RMS removing mean-by-station=  400.857563491, fraction explained: 3.3

RMS removing mean-by-year   =  297.400363389, fraction explained: 28.2

** coeff_4 **  
total RMS                   =  380.574463507

RMS removing mean-by-station=  367.541407743, fraction explained: 3.4

RMS removing mean-by-year   =  286.791188233, fraction explained: 24.6

It is clear that in coeff_1, validation by station explains more than validation by year. However, in coeff_2, coeff_3 and coeff_4, validation by year explains more than validation by station. 
As we discussed before, coeff_1 explains the amount of snowfall. So that validation by station can explain more on the total snow. When we want to explain the snow peak, validation by year becomes a primary factor. However, the value is not very high in both year and validation. It means that both of the two features are not a very good explaination of the coefficient value. 


## Analysis of correlation between percipitation across locations

### Plot Mean and Eigen Vectors
![PRCP1.png](r_figures/PRCP1_SSSSBBBB.png)
The PRCP Mean plot shows that July and August are the peak of the rainfall in New Mexico. 

The PRCP Eigen Vector1 is correlated to the average rainfall. And the PRCP Eigen Vector2 is related to the time of the rainfall. We can see that there is a peak in October, so the Eigen Vector2 has a negative peak to represent the peak. 

### Definition of statistical test
![PRCP2.png](r_figures/PRCP2_SSSSBBBB.png)

This plot displays a histogram of the resulting p-values. The null hypothesis for this example is that the probability of it raining on any given day is independent for the two stations. 

We can see that the most of the significance in our data is quite low so that the null hypothesis is rejected. 

It shows that the data is related to each other on whether it will rain or not. 

### correlations matrix
![PRCP3.png](r_figures/PRCP3_SSSSBBBB.png)
The X & Y labels represent the index of a station. The color of the dot represents the significance of the p-value for those two stations. 

The first 25 stations are strongly related to each others. The first 75 stations are related to each others to some extent. 

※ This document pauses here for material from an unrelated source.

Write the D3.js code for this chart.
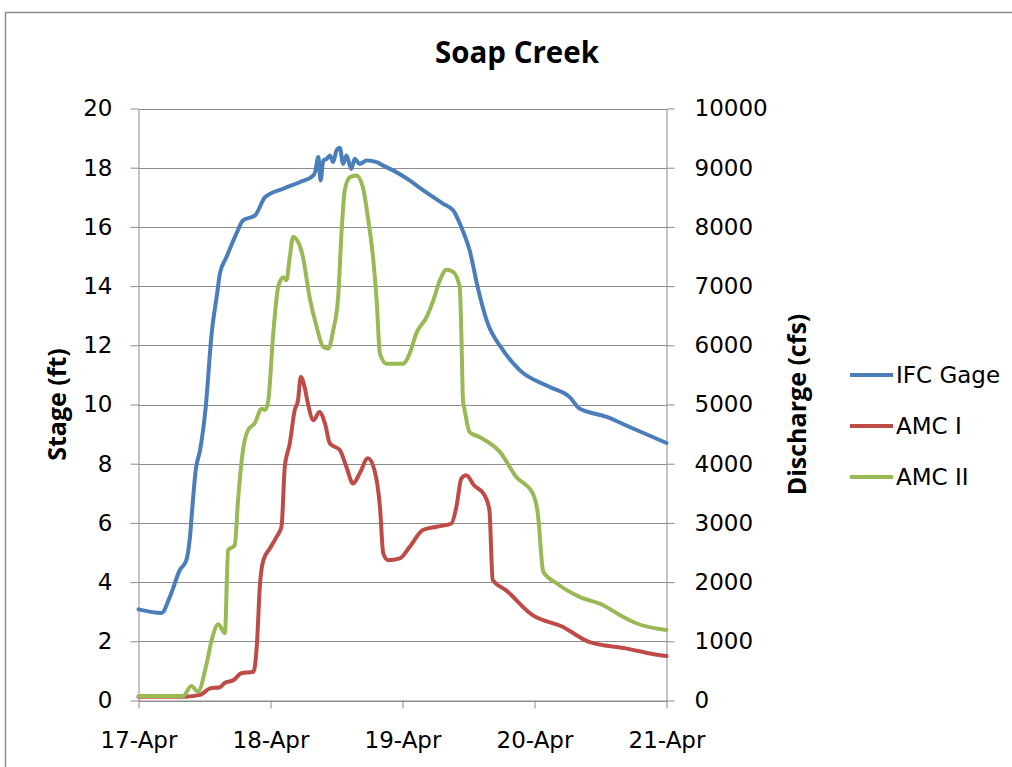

The top 5 related stations are:

USC00299657 , USC00292810 , US1NMSM0005 , US1NMBR0053, US1NMSM0007 

### PCA analysis
![PRCP3.png](r_figures/PRCP4_SSSSBBBB.png)
The images show the eigen vectors that are reordered by rows and columns of the matrix. It can make the grouping of the stations more evident. The first 50 stations in the top 2 images (eigen vector 1 and 2) are correlated with each other. The bottom left image shows the last 25 stations are related to each other in eigen vector 3. The bottom right image shows that the first 25 stations are related in whether it will rain or not.